The loss of your friend, Lord Balfour, must be a great one to you; for even we who knew him only as a personage, will remember his death with lasting regret. In his relations with America he was so exceedingly kind, chivalrous, and hopeful. But I myself knowing less than I ought to know about government, found it pleasant to know that Lord Balfour played a good game of tennis.

Later that year, Moore noticed a Christie's sale announcement in the Illustrated London News. In her notebook, she sketched one of a pair of Louis XV candelabra, "the property of the late Lord Balfour," pictured in the advertisement. When she sent the finished poem to her brother, Moore wrote:

Lord Balfour had a pair o' these candelabra which were sold last year at Christie's with his other things. Each swan has a gold saw-toothed collar and chain and both feet are planted on a tree.

A year later, Moore read in the New York Times Magazine an article by Percy Philip, "Versailles Reborn: A Moonlight Drama." This piece was prompted by the restoration of Versailles sponsored by the Rockefeller Foundation. Philip wrote his "drama" in a fanciful vein, pretending that the statues on the grounds protested the dullness of Versailles without the court of the Kings Louis. Moore clipped one of the accompanying pictures and wrote above it the caption from another which showed the defunct fountains, "There is no water so still as the dead fountains of Versailles."

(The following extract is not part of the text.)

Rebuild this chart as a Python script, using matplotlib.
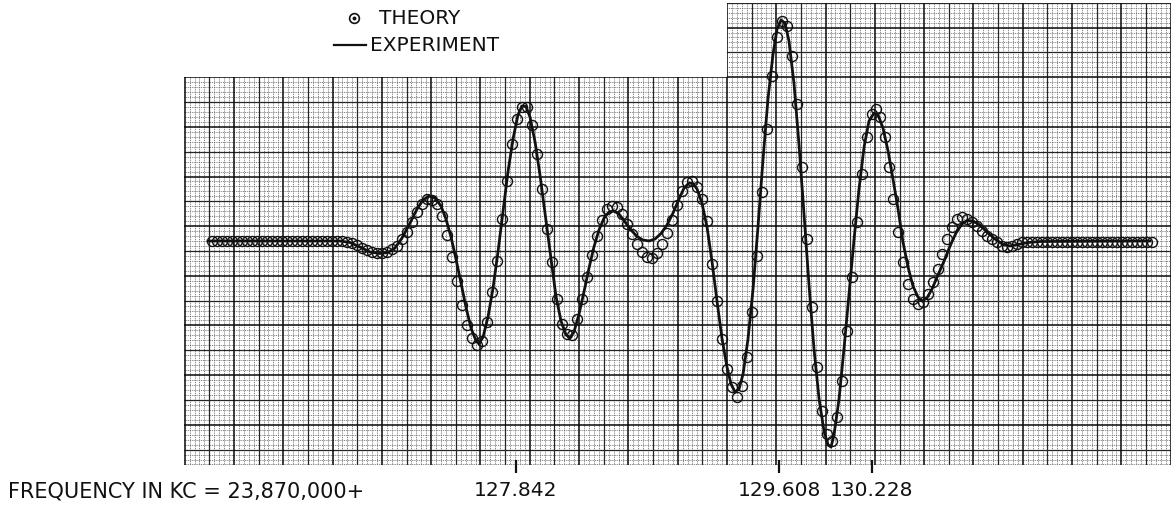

A third element is present in the poem, one which ties in with the theme of "passing." In the same letter to her brother in which she sent the poem, Moore explains that she has written this poem for Poetry's twentieth anniversary number; her duty to finish it was compounded by the announcement that the magazine would probably cease publication in the spring. The impending passing of that magazine--which fortunately did not happen--would have been cause for sadness, particularly since its editor, Harriet Monroe, had welcomed Moore's work after The Dial ceased publication in 1929.